### RECORDS
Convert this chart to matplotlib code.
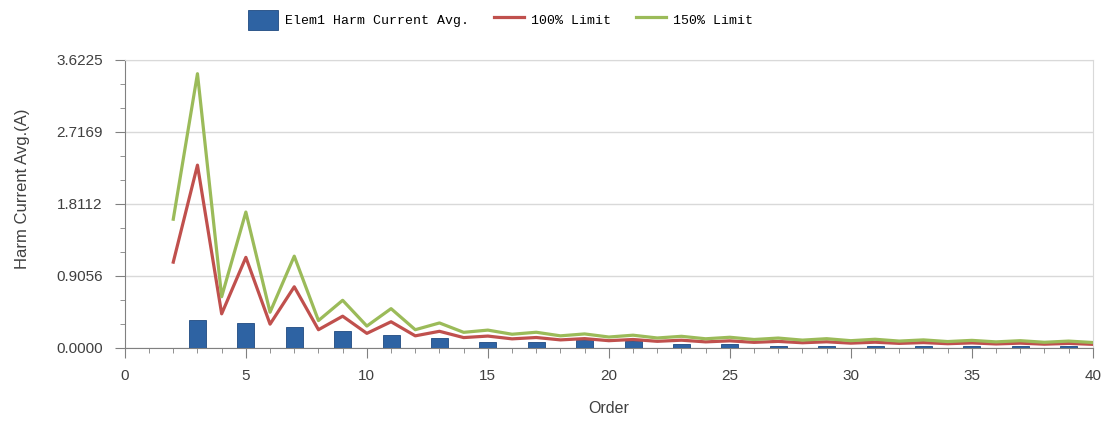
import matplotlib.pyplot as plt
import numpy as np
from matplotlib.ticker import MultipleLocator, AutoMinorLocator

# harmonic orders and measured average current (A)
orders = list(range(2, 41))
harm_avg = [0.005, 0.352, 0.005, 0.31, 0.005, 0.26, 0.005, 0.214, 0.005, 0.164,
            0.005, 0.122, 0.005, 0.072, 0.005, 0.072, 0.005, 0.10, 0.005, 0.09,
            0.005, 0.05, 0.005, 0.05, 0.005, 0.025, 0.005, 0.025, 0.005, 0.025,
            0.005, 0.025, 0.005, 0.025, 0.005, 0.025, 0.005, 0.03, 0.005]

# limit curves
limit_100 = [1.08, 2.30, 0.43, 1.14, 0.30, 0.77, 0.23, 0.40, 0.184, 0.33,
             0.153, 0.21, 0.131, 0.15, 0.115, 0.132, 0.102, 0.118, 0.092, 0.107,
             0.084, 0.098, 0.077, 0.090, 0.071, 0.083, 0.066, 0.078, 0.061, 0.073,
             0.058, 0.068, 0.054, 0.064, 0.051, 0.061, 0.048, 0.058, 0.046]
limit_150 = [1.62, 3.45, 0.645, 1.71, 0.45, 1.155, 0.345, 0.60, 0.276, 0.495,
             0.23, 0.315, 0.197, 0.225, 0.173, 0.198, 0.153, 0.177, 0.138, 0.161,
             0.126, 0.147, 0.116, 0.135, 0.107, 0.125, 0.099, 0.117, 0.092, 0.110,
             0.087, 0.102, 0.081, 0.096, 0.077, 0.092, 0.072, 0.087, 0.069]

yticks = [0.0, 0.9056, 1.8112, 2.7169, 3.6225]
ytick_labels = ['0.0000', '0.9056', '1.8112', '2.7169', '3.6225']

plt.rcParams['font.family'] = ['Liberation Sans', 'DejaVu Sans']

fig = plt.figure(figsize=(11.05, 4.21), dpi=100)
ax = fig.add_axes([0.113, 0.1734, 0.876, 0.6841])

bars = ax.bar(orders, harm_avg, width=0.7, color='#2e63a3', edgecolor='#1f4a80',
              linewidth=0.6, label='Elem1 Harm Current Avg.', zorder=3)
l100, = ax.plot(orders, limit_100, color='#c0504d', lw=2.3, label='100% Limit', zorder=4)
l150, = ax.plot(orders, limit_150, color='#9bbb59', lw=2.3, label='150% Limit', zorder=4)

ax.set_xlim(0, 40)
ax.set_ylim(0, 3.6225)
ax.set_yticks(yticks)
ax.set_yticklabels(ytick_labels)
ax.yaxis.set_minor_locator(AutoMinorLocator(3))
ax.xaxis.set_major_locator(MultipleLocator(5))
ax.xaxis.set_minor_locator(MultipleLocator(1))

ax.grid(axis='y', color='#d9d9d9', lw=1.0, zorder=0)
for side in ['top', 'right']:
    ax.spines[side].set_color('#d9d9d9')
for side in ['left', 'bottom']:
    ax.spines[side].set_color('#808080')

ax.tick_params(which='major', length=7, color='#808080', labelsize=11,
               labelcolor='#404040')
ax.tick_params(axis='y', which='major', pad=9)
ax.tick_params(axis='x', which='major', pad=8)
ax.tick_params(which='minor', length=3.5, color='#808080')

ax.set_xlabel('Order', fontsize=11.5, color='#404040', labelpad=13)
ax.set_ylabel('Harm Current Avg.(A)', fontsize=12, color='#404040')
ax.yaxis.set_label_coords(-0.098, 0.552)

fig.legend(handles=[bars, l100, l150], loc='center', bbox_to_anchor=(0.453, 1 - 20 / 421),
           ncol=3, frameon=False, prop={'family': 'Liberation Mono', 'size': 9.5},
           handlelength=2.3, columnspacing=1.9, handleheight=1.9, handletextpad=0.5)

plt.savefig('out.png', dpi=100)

* * *

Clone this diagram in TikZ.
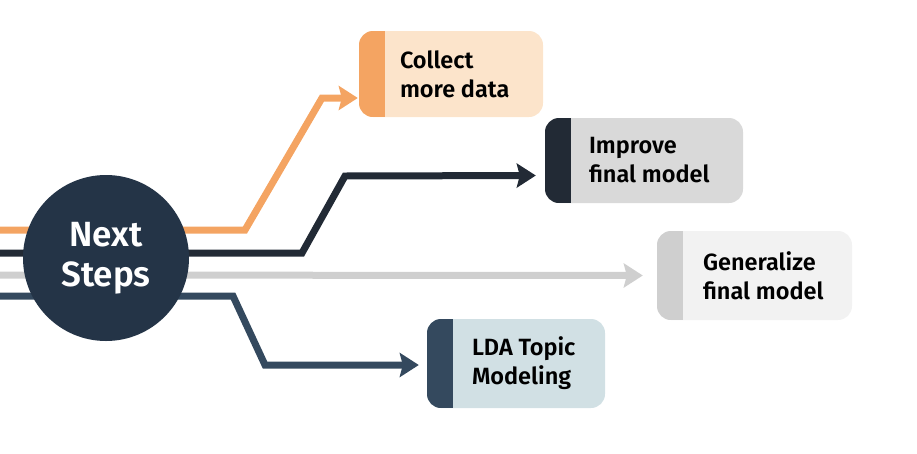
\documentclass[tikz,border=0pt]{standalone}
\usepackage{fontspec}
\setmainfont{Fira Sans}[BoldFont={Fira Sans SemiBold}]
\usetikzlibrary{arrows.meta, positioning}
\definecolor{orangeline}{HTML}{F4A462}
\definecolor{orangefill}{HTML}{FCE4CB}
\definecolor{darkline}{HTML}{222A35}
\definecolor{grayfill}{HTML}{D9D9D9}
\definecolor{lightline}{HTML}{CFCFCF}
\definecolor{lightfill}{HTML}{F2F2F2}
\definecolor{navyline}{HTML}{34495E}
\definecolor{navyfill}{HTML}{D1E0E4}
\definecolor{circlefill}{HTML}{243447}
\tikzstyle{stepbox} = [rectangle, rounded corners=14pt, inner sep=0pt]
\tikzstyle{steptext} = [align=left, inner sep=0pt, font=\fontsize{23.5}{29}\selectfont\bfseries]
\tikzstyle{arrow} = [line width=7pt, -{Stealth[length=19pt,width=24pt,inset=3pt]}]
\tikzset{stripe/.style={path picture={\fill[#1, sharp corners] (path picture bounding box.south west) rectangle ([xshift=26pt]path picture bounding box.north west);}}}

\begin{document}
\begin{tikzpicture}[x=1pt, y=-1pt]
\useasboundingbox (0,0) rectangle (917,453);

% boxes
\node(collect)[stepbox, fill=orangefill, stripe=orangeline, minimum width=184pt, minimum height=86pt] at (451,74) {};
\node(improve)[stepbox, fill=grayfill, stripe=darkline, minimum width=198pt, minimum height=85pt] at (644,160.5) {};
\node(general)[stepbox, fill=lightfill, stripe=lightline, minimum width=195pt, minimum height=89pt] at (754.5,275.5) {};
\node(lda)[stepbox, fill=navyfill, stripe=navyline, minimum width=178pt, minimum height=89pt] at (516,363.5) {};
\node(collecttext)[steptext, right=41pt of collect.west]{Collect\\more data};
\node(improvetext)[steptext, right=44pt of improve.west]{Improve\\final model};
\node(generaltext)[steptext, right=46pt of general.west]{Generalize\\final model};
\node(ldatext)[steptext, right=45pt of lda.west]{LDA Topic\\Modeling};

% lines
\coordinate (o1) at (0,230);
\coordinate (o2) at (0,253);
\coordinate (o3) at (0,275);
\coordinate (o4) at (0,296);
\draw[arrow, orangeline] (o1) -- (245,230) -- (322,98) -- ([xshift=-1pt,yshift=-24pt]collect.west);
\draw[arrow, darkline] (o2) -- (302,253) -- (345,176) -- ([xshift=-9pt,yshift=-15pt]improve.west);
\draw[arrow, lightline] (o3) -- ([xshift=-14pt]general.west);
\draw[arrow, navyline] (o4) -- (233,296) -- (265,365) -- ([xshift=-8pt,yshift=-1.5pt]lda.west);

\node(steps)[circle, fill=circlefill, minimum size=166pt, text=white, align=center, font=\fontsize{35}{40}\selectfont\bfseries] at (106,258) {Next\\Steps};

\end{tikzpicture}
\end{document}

### TASK DESCRIPTION
In the entries above, find the line that contains "Clone this diagram in TikZ." and the line that contains "(0,0) rectangle (917,453);". Reproduce exactly those two lines and every line between them, but not the pictures.

### OUTPUT BELOW
Clone this diagram in TikZ.
\documentclass[tikz,border=0pt]{standalone}
\usepackage{fontspec}
\setmainfont{Fira Sans}[BoldFont={Fira Sans SemiBold}]
\usetikzlibrary{arrows.meta, positioning}
\definecolor{orangeline}{HTML}{F4A462}
\definecolor{orangefill}{HTML}{FCE4CB}
\definecolor{darkline}{HTML}{222A35}
\definecolor{grayfill}{HTML}{D9D9D9}
\definecolor{lightline}{HTML}{CFCFCF}
\definecolor{lightfill}{HTML}{F2F2F2}
\definecolor{navyline}{HTML}{34495E}
\definecolor{navyfill}{HTML}{D1E0E4}
\definecolor{circlefill}{HTML}{243447}
\tikzstyle{stepbox} = [rectangle, rounded corners=14pt, inner sep=0pt]
\tikzstyle{steptext} = [align=left, inner sep=0pt, font=\fontsize{23.5}{29}\selectfont\bfseries]
\tikzstyle{arrow} = [line width=7pt, -{Stealth[length=19pt,width=24pt,inset=3pt]}]
\tikzset{stripe/.style={path picture={\fill[#1, sharp corners] (path picture bounding box.south west) rectangle ([xshift=26pt]path picture bounding box.north west);}}}

\begin{document}
\begin{tikzpicture}[x=1pt, y=-1pt]
\useasboundingbox (0,0) rectangle (917,453);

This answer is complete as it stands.